Todo indica que “a su manera” se está fantaseando otro Maximato a casi cien años del original, desde los corredores del Palacio Nacional. Me pregunto cómo algo tan obvio se pasa por alto entre politólogos, opositores, historiadores y mentes educadas. Cada vez son menos las personas y las instancias capaces de contener los excesos de ilegalidad promovidos por el Ejecutivo. No hay máscaras en los indicios del riesgo. Él mismo los exhibe en su lenguaje, en su afán de dividir a la sociedad, en su tendencia a insultar y desacreditar a los insumisos…
Ver, hay que ver qué propósito conllevan el debilitamiento y la destrucción de las instituciones. Es hora de examinar por qué se mima al Ejército mientras desaparecen las fuerzas/voces opositoras y discrepantes. Hora, además, de pensar la insustituible democracia y luchar por ella, por nuestro bien. Por encima de todo, hay que insistir en nuestros derechos y en la gravedad del poder absoluto.

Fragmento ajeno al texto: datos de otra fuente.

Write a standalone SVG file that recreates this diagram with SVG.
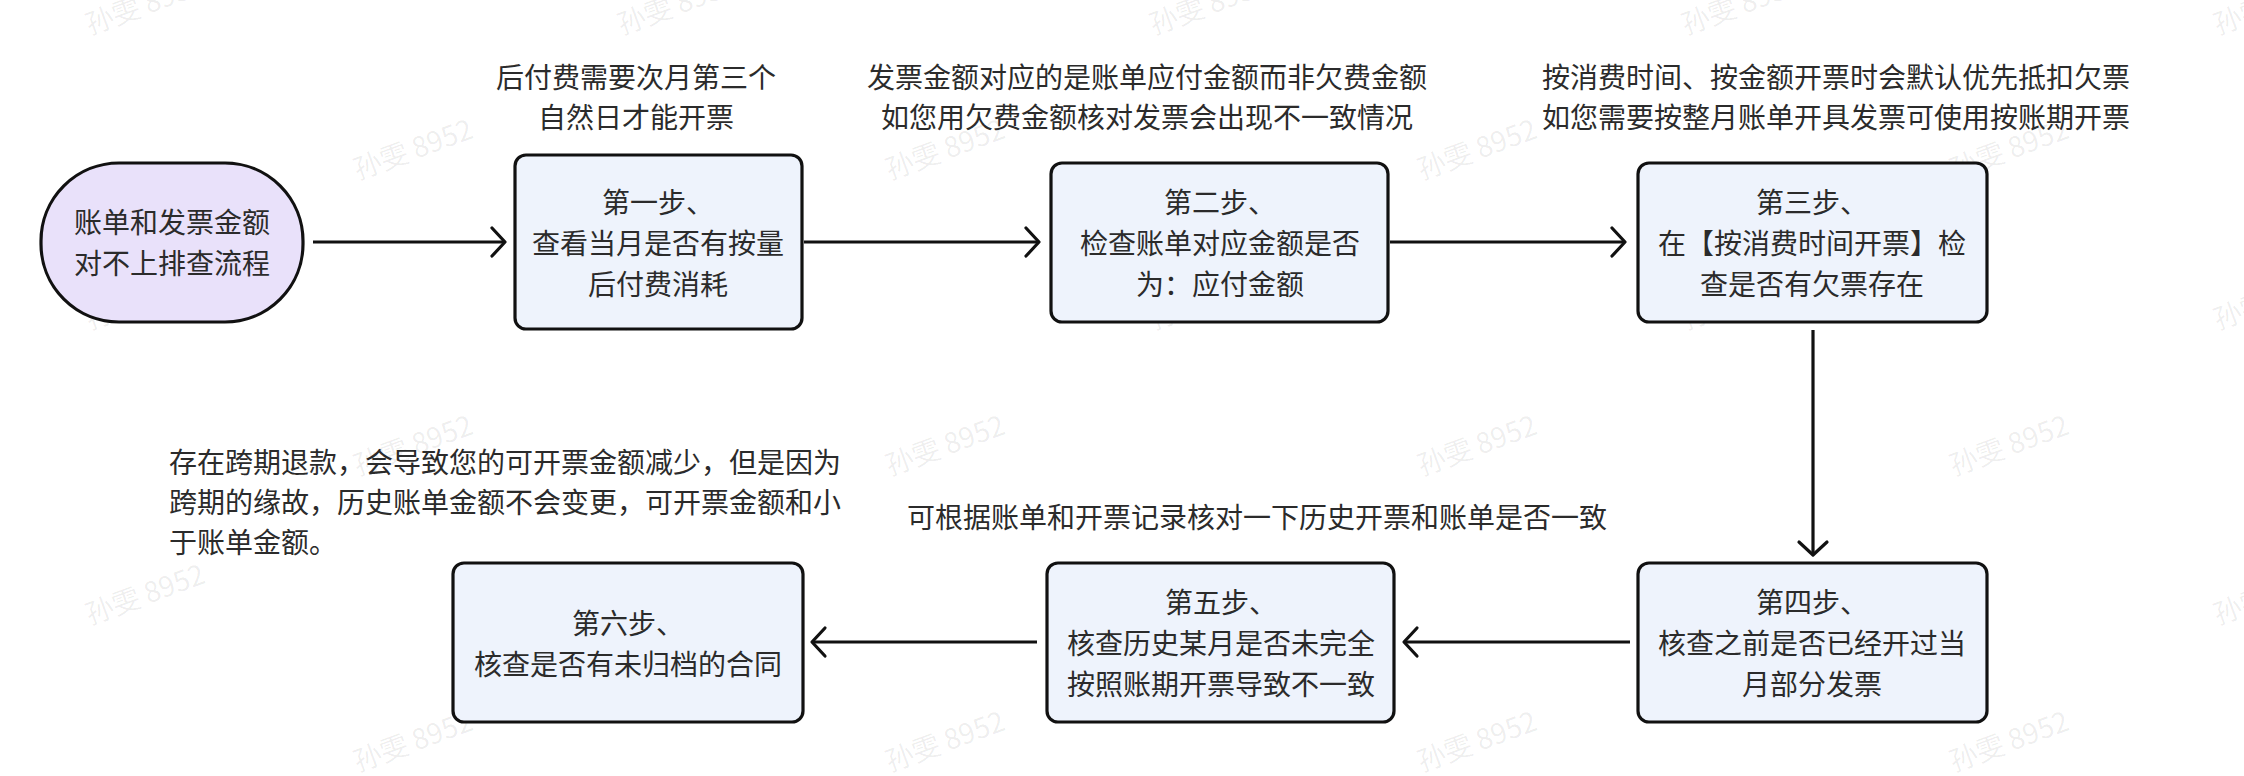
<svg xmlns="http://www.w3.org/2000/svg" width="2244" height="776" viewBox="0 0 2244 776">
  <defs>
    <marker id="arrow" viewBox="-16 -17 20 34" refX="0" refY="0" markerWidth="20" markerHeight="34" markerUnits="userSpaceOnUse" orient="auto">
      <path d="M-13,-14 L0,0 L-13,14" fill="none" stroke="#111" stroke-width="3.2" stroke-linecap="round" stroke-linejoin="round"/>
    </marker>
    <style>
      .txt { font-family: "Noto Sans CJK SC", "Noto Sans", sans-serif; font-size: 28px; fill: #2b2b2b; }
      .mid { text-anchor: middle; }
      .box { fill: #eef3fc; stroke: #111; stroke-width: 3.2; }
      .start { fill: #e9e1fa; stroke: #111; stroke-width: 3.2; }
      .edge { fill: none; stroke: #111; stroke-width: 3.2; marker-end: url(#arrow); }
      .wm { font-family: "Noto Sans CJK SC", "Noto Sans", sans-serif; font-size: 28px; fill: #000; fill-opacity: 0.07; }
    </style>
  </defs>
  <rect x="0" y="0" width="2244" height="776" fill="#ffffff"/>

  <g id="watermarks">
    <text class="wm" transform="translate(90,35) rotate(-20)">孙雯 8952</text>
    <text class="wm" transform="translate(622,35) rotate(-20)">孙雯 8952</text>
    <text class="wm" transform="translate(1154,35) rotate(-20)">孙雯 8952</text>
    <text class="wm" transform="translate(1686,35) rotate(-20)">孙雯 8952</text>
    <text class="wm" transform="translate(2218,35) rotate(-20)">孙雯 8952</text>
    <text class="wm" transform="translate(90,330) rotate(-20)">孙雯 8952</text>
    <text class="wm" transform="translate(622,330) rotate(-20)">孙雯 8952</text>
    <text class="wm" transform="translate(1154,330) rotate(-20)">孙雯 8952</text>
    <text class="wm" transform="translate(1686,330) rotate(-20)">孙雯 8952</text>
    <text class="wm" transform="translate(2218,330) rotate(-20)">孙雯 8952</text>
    <text class="wm" transform="translate(90,625) rotate(-20)">孙雯 8952</text>
    <text class="wm" transform="translate(622,625) rotate(-20)">孙雯 8952</text>
    <text class="wm" transform="translate(1154,625) rotate(-20)">孙雯 8952</text>
    <text class="wm" transform="translate(1686,625) rotate(-20)">孙雯 8952</text>
    <text class="wm" transform="translate(2218,625) rotate(-20)">孙雯 8952</text>
    <text class="wm" transform="translate(358,180) rotate(-20)">孙雯 8952</text>
    <text class="wm" transform="translate(890,180) rotate(-20)">孙雯 8952</text>
    <text class="wm" transform="translate(1422,180) rotate(-20)">孙雯 8952</text>
    <text class="wm" transform="translate(1954,180) rotate(-20)">孙雯 8952</text>
    <text class="wm" transform="translate(358,476) rotate(-20)">孙雯 8952</text>
    <text class="wm" transform="translate(890,476) rotate(-20)">孙雯 8952</text>
    <text class="wm" transform="translate(1422,476) rotate(-20)">孙雯 8952</text>
    <text class="wm" transform="translate(1954,476) rotate(-20)">孙雯 8952</text>
    <text class="wm" transform="translate(358,772) rotate(-20)">孙雯 8952</text>
    <text class="wm" transform="translate(890,772) rotate(-20)">孙雯 8952</text>
    <text class="wm" transform="translate(1422,772) rotate(-20)">孙雯 8952</text>
    <text class="wm" transform="translate(1954,772) rotate(-20)">孙雯 8952</text>
  </g>

  <g id="connectors">
    <path class="edge" d="M313,242 L505,242"/>
    <path class="edge" d="M804,242 L1039,242"/>
    <path class="edge" d="M1390,242 L1625,242"/>
    <path class="edge" d="M1813,330 L1813,555"/>
    <path class="edge" d="M1630,642 L1404,642"/>
    <path class="edge" d="M1037,642 L812,642"/>
  </g>

  <g id="annotations">
    <text class="txt mid" x="636" y="88">后付费需要次月第三个</text>
    <text class="txt mid" x="636" y="128">自然日才能开票</text>
    <text class="txt mid" x="1147" y="88">发票金额对应的是账单应付金额而非欠费金额</text>
    <text class="txt mid" x="1147" y="128">如您用欠费金额核对发票会出现不一致情况</text>
    <text class="txt mid" x="1836" y="88">按消费时间、按金额开票时会默认优先抵扣欠票</text>
    <text class="txt mid" x="1836" y="128">如您需要按整月账单开具发票可使用按账期开票</text>
    <text class="txt" x="907" y="528">可根据账单和开票记录核对一下历史开票和账单是否一致</text>
    <text class="txt" x="169" y="473">存在跨期退款，会导致您的可开票金额减少，但是因为</text>
    <text class="txt" x="169" y="513">跨期的缘故，历史账单金额不会变更，可开票金额和小</text>
    <text class="txt" x="169" y="553">于账单金额。</text>
  </g>

  <g id="start">
    <rect class="start" x="41" y="163" width="262" height="159" rx="78" ry="78"/>
    <text class="txt mid" x="172" y="233">账单和发票金额</text>
    <text class="txt mid" x="172" y="274">对不上排查流程</text>
  </g>

  <g id="step1">
    <rect class="box" x="515" y="155" width="287" height="174" rx="11" ry="11"/>
    <text class="txt mid" x="658" y="213">第一步、</text>
    <text class="txt mid" x="658" y="254">查看当月是否有按量</text>
    <text class="txt mid" x="658" y="295">后付费消耗</text>
  </g>

  <g id="step2">
    <rect class="box" x="1051" y="163" width="337" height="159" rx="11" ry="11"/>
    <text class="txt mid" x="1220" y="213">第二步、</text>
    <text class="txt mid" x="1220" y="254">检查账单对应金额是否</text>
    <text class="txt mid" x="1220" y="295">为：应付金额</text>
  </g>

  <g id="step3">
    <rect class="box" x="1638" y="163" width="349" height="159" rx="11" ry="11"/>
    <text class="txt mid" x="1812" y="213">第三步、</text>
    <text class="txt mid" x="1812" y="254">在【按消费时间开票】检</text>
    <text class="txt mid" x="1812" y="295">查是否有欠票存在</text>
  </g>

  <g id="step4">
    <rect class="box" x="1638" y="563" width="349" height="159" rx="11" ry="11"/>
    <text class="txt mid" x="1812" y="613">第四步、</text>
    <text class="txt mid" x="1812" y="654">核查之前是否已经开过当</text>
    <text class="txt mid" x="1812" y="695">月部分发票</text>
  </g>

  <g id="step5">
    <rect class="box" x="1047" y="563" width="347" height="159" rx="11" ry="11"/>
    <text class="txt mid" x="1221" y="613">第五步、</text>
    <text class="txt mid" x="1221" y="654">核查历史某月是否未完全</text>
    <text class="txt mid" x="1221" y="695">按照账期开票导致不一致</text>
  </g>

  <g id="step6">
    <rect class="box" x="453" y="563" width="350" height="159" rx="11" ry="11"/>
    <text class="txt mid" x="628" y="634">第六步、</text>
    <text class="txt mid" x="628" y="675">核查是否有未归档的合同</text>
  </g>
</svg>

No es riesgo menor darnos cuenta de las trampas implícitas en las penosas “corcholatas” y en las de un Congreso al servicio del poder personal del Presidente. Con otro “Jefe Máximo” México regresaría a sus peores experiencias políticas. Hacer mutis redundaría en un atraso brutal. Lo único claro en tanta turbiedad, violencia social e ilegalidad es que sólo autócratas y dictadores “fundan” o destruyen instituciones por decreto y a capricho. En situaciaciones así la ciudadanía, el progreso con equidad y la aspiración de bienestar social se vuelven cuestiones prescindibles. Si algún sentimiento patrio existe que demuestre que no participamos de la derrota ni de la cultura de los vencidos ése sería el de la defensa irresticta de la democratiación.